Heinrich Bluecher

Nearly 12 years ago now, while moving into my office in the Kellogg Library, I discovered a box of audio cassettes marked only - ominously - "Sources of Creative Power," - nothing else. It was like finding a bottle on the beach. Since I was commuting to the job from Western Massachusetts, two hours away, I had to take them and listen. I was not prepared for what I found on them, in that lovely way one should never be prepared. Of course it was like nothing I'd ever heard. It was wild, bristling. It could have been a parody - that voice - BOOOdah; HeraCLItus; ZOCKrates. But it was luminous, not polished, not smoothly organized, or even always convincing, but edgy and insistent, powerful and purposeful.

Soon after I found the tapes, I found some of the transcripts, a few letters, a photo, and all of Hannah Arendt's books. To make a long story short, I could feel the excitement thrown off by the material, but I couldn't see how to do anything with it.

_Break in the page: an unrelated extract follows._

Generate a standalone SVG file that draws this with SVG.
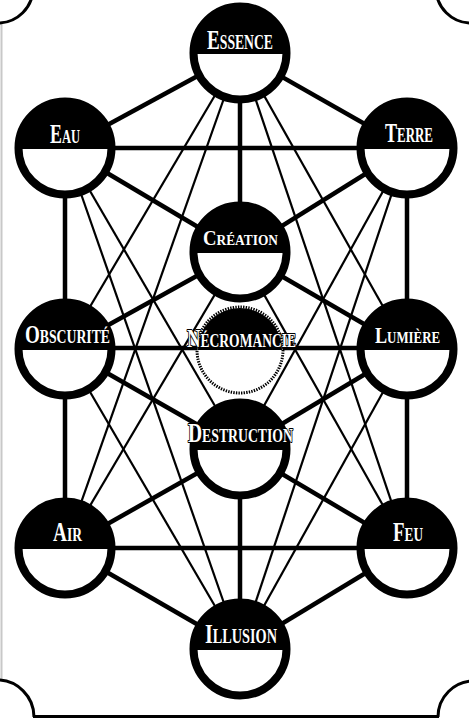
<svg xmlns="http://www.w3.org/2000/svg" xmlns:xlink="http://www.w3.org/1999/xlink" width="469" height="719" viewBox="0 0 469 719">
<style>
.thick{stroke:#000;stroke-width:4.5;fill:none}
.thin{stroke:#000;stroke-width:2.2;fill:none}
.frame{stroke:#000;stroke-width:3;fill:none}
.lbl{font-family:"Liberation Serif","DejaVu Serif",serif;font-variant:small-caps;font-weight:bold;fill:#fff}
.out{stroke:#000;stroke-width:2;paint-order:stroke;stroke-linejoin:round}
</style>
<defs>
<g id="disc">
<circle r="46.5" fill="#fff" stroke="#000" stroke-width="8"/>
<path d="M-46.5,1 A46.5,46.5 0 0 1 46.5,1 Z" fill="#000"/>
</g>
</defs>
<rect width="469" height="719" fill="#fff"/>
<g id="frame">
<line x1="1.5" y1="23" x2="1.5" y2="680" stroke="#c8c8c8" stroke-width="2"/>
<path class="frame" d="M-2,23 A35,35 0 0 0 33,-12"/>
<path class="frame" d="M436,-12 A35,35 0 0 0 471,23"/>
<path class="frame" d="M-3,680 A37,37 0 0 1 34,717"/>
<path class="frame" d="M438,717 A36,36 0 0 1 474,681"/>
<line class="frame" x1="33" y1="716.5" x2="439" y2="716.5"/>
</g>
<g id="connectors">
<line class="thick" x1="240" y1="53" x2="65" y2="148"/>
<line class="thick" x1="240" y1="53" x2="407" y2="148"/>
<line class="thick" x1="240" y1="53" x2="240" y2="252"/>
<line class="thick" x1="65" y1="148" x2="407" y2="148"/>
<line class="thick" x1="65" y1="148" x2="240" y2="252"/>
<line class="thick" x1="407" y1="148" x2="240" y2="252"/>
<line class="thick" x1="65" y1="148" x2="65" y2="349"/>
<line class="thick" x1="407" y1="148" x2="407" y2="349"/>
<line class="thick" x1="240" y1="252" x2="65" y2="349"/>
<line class="thick" x1="240" y1="252" x2="407" y2="349"/>
<line class="thick" x1="65" y1="348" x2="407" y2="348"/>
<line class="thick" x1="65" y1="349" x2="240" y2="449"/>
<line class="thick" x1="407" y1="349" x2="240" y2="449"/>
<line class="thick" x1="65" y1="349" x2="65" y2="548"/>
<line class="thick" x1="407" y1="349" x2="407" y2="548"/>
<line class="thick" x1="240" y1="449" x2="65" y2="548"/>
<line class="thick" x1="240" y1="449" x2="407" y2="548"/>
<line class="thick" x1="65" y1="548" x2="407" y2="548"/>
<line class="thick" x1="65" y1="548" x2="240" y2="649"/>
<line class="thick" x1="407" y1="548" x2="240" y2="649"/>
<line class="thick" x1="240" y1="449" x2="240" y2="649"/>
<line class="thin" x1="240" y1="53" x2="65" y2="349"/>
<line class="thin" x1="240" y1="53" x2="65" y2="548"/>
<line class="thin" x1="240" y1="53" x2="407" y2="349"/>
<line class="thin" x1="240" y1="53" x2="407" y2="548"/>
<line class="thin" x1="240" y1="649" x2="65" y2="148"/>
<line class="thin" x1="240" y1="649" x2="65" y2="349"/>
<line class="thin" x1="240" y1="649" x2="407" y2="148"/>
<line class="thin" x1="240" y1="649" x2="407" y2="349"/>
<line class="thin" x1="65" y1="148" x2="240" y2="449"/>
<line class="thin" x1="407" y1="148" x2="240" y2="449"/>
<line class="thin" x1="65" y1="548" x2="240" y2="252"/>
<line class="thin" x1="407" y1="548" x2="240" y2="252"/>
</g>
<g id="essence"><use xlink:href="#disc" x="240" y="53"/><text class="lbl" x="207" y="49" font-size="28" textLength="66" lengthAdjust="spacingAndGlyphs">Essence</text></g>
<g id="eau"><use xlink:href="#disc" x="65" y="148"/><text class="lbl" x="50" y="143" font-size="27" textLength="30" lengthAdjust="spacingAndGlyphs">Eau</text></g>
<g id="terre"><use xlink:href="#disc" x="407" y="148"/><text class="lbl" x="385" y="142" font-size="28" textLength="48" lengthAdjust="spacingAndGlyphs">Terre</text></g>
<g id="creation"><use xlink:href="#disc" x="240" y="252"/><text class="lbl" x="203" y="245" font-size="21" textLength="75" lengthAdjust="spacingAndGlyphs">Création</text></g>
<g id="obscurite"><use xlink:href="#disc" x="65" y="349"/><text class="lbl" x="25" y="343" font-size="25" textLength="85" lengthAdjust="spacingAndGlyphs">Obscurité</text></g>
<g id="lumiere"><use xlink:href="#disc" x="407" y="349"/><text class="lbl" x="375" y="343" font-size="24" textLength="65" lengthAdjust="spacingAndGlyphs">Lumière</text></g>
<g id="necromancie">
<circle cx="240" cy="350" r="43" fill="#fff" stroke="#000" stroke-width="3" stroke-dasharray="1.4 1.2"/>
<path d="M198,350 A42,42 0 0 1 282,350 Z" fill="#000"/>
<text class="lbl out" x="187" y="347" font-size="25" textLength="109" lengthAdjust="spacingAndGlyphs">Nécromancie</text>
</g>
<g id="destruction"><use xlink:href="#disc" x="240" y="449"/><text class="lbl out" x="188" y="442" font-size="27" textLength="105" lengthAdjust="spacingAndGlyphs">Destruction</text></g>
<g id="air"><use xlink:href="#disc" x="65" y="548"/><text class="lbl" x="53" y="541" font-size="27" textLength="29" lengthAdjust="spacingAndGlyphs">Air</text></g>
<g id="feu"><use xlink:href="#disc" x="407" y="548"/><text class="lbl" x="393" y="541" font-size="27" textLength="30" lengthAdjust="spacingAndGlyphs">Feu</text></g>
<g id="illusion"><use xlink:href="#disc" x="240" y="649"/><text class="lbl" x="205" y="643" font-size="28" textLength="72" lengthAdjust="spacingAndGlyphs">Illusion</text></g>
</svg>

Until now.

Digital technology, available in the last few years, has made it possible to preserve fragile materials and, more importantly, to share ideas - ideas shaped by years of talk back and forth in classrooms and living rooms and pacing and looking and being looked at. The idea with this archive project is to give it back, to place it back in the community of people trying to see what they can do, how we could think our ways toward to courage to be, as Blücher might say. They aren't merely tapes and transcripts, they are the story of the struggle to achieve the highest aspiration of the free personality - and across generations of students here in Annandale.

So what we're doing here is the second phase of the archival work - we are rescuing the sources of creative power by beginning the talk again.

These lectures, developed at the New School for Social Research in the fifties, and later at Bard, are finally available to the public for the first time since then. The scope of the lectures is grand, encompassing both the history of philosophy and the philosophy of education. When Heinrich Blücher speaks of Socrates or Homer or Jesus, his interest is not in biography, but rather in exploring the means of philosophical action. His emphasis is on application to the present, on the use of philosophy and history in confronting both the greater moral, ethical, and philosophical challenges of the age and in helping us approach the tasks of everyday life. Through Homer and the Greek myth of the binding of the Titans we may understand something of the actual nature of the atomic age; through the power of free philosophical reasoning itself, the student takes up the task of education, "to become free men and free women," in other words, the possibility of self determination.